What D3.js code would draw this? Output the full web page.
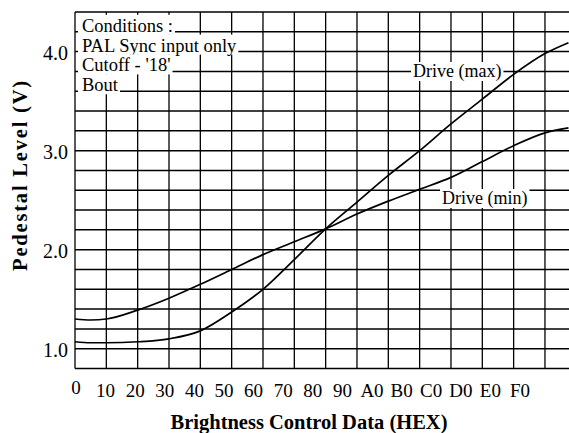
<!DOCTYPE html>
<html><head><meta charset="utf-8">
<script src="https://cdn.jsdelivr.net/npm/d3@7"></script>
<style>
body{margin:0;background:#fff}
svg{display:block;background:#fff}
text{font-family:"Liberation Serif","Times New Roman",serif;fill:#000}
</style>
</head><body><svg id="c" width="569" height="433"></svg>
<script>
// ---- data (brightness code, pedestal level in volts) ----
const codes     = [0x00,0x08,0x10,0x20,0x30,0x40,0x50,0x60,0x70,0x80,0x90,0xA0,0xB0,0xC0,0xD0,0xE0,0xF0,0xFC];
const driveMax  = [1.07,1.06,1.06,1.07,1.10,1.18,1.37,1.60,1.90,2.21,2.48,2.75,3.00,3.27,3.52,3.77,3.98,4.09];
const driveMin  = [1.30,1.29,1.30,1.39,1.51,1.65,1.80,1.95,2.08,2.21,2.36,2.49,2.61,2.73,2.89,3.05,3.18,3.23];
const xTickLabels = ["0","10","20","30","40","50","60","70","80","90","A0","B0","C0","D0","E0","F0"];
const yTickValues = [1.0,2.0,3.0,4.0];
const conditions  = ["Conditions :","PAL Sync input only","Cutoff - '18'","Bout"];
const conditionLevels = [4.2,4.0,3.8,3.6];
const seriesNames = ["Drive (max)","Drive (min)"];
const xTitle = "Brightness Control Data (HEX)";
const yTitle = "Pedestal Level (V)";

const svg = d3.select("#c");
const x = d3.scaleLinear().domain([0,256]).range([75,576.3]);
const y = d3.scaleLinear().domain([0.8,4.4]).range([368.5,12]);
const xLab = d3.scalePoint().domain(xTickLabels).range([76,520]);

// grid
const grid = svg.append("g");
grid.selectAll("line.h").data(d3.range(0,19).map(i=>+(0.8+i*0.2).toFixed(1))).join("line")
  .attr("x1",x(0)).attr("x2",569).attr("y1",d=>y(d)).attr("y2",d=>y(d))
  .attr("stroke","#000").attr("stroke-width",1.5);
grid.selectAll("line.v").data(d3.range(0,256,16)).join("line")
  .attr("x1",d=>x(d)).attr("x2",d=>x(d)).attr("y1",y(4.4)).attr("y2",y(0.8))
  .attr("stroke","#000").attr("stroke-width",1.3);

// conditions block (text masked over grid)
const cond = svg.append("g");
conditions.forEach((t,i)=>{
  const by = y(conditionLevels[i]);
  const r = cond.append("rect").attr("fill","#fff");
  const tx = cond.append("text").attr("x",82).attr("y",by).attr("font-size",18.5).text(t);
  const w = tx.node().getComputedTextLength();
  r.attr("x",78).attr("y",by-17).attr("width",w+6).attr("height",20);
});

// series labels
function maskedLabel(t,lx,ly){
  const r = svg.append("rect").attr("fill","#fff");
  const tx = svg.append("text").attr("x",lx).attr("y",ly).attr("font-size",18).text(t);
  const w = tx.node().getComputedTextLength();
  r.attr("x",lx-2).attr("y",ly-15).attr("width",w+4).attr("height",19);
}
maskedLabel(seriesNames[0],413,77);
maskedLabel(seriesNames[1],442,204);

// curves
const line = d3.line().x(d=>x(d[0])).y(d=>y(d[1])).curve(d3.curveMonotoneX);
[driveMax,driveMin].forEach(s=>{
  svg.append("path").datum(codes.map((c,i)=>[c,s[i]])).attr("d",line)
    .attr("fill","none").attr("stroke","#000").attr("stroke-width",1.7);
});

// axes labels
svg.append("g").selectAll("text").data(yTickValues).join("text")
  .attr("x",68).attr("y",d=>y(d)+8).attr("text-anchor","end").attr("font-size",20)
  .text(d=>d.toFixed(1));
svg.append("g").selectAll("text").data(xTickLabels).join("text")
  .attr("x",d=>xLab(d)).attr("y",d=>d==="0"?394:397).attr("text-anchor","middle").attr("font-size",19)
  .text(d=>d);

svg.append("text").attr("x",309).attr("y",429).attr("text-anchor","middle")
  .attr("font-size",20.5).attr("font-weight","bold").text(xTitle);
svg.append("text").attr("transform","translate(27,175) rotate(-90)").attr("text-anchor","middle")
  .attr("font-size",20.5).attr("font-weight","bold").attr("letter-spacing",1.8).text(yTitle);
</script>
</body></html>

____

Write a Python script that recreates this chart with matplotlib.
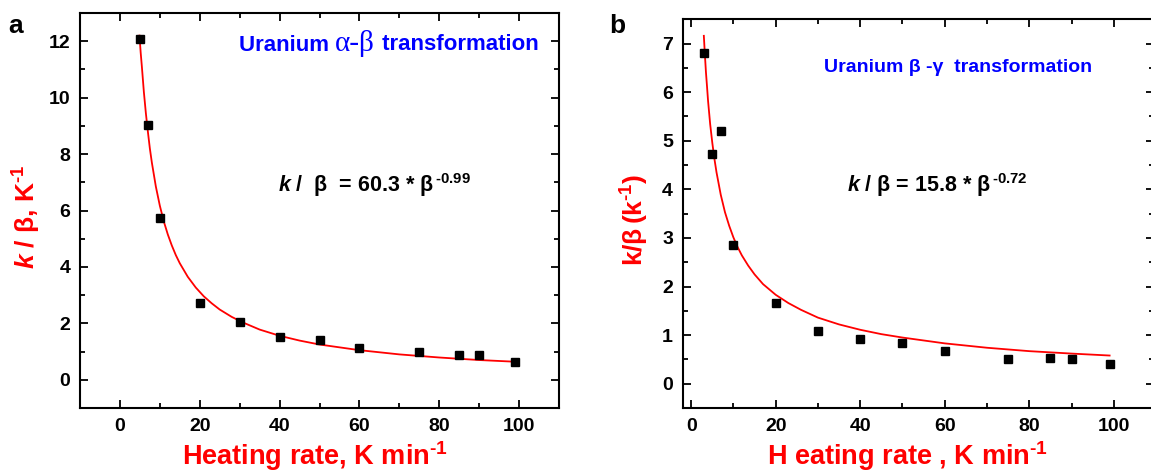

____

Give only the lines from the one with "What D3.js code" to the one with "xLab = d3.scalePoint().domain(xTickLabels).range([76,520]);", both included, again and exactly; leave the images out.

What D3.js code would draw this? Output the full web page.
<!DOCTYPE html>
<html><head><meta charset="utf-8">
<script src="https://cdn.jsdelivr.net/npm/d3@7"></script>
<style>
body{margin:0;background:#fff}
svg{display:block;background:#fff}
text{font-family:"Liberation Serif","Times New Roman",serif;fill:#000}
</style>
</head><body><svg id="c" width="569" height="433"></svg>
<script>
// ---- data (brightness code, pedestal level in volts) ----
const codes     = [0x00,0x08,0x10,0x20,0x30,0x40,0x50,0x60,0x70,0x80,0x90,0xA0,0xB0,0xC0,0xD0,0xE0,0xF0,0xFC];
const driveMax  = [1.07,1.06,1.06,1.07,1.10,1.18,1.37,1.60,1.90,2.21,2.48,2.75,3.00,3.27,3.52,3.77,3.98,4.09];
const driveMin  = [1.30,1.29,1.30,1.39,1.51,1.65,1.80,1.95,2.08,2.21,2.36,2.49,2.61,2.73,2.89,3.05,3.18,3.23];
const xTickLabels = ["0","10","20","30","40","50","60","70","80","90","A0","B0","C0","D0","E0","F0"];
const yTickValues = [1.0,2.0,3.0,4.0];
const conditions  = ["Conditions :","PAL Sync input only","Cutoff - '18'","Bout"];
const conditionLevels = [4.2,4.0,3.8,3.6];
const seriesNames = ["Drive (max)","Drive (min)"];
const xTitle = "Brightness Control Data (HEX)";
const yTitle = "Pedestal Level (V)";

const svg = d3.select("#c");
const x = d3.scaleLinear().domain([0,256]).range([75,576.3]);
const y = d3.scaleLinear().domain([0.8,4.4]).range([368.5,12]);
const xLab = d3.scalePoint().domain(xTickLabels).range([76,520]);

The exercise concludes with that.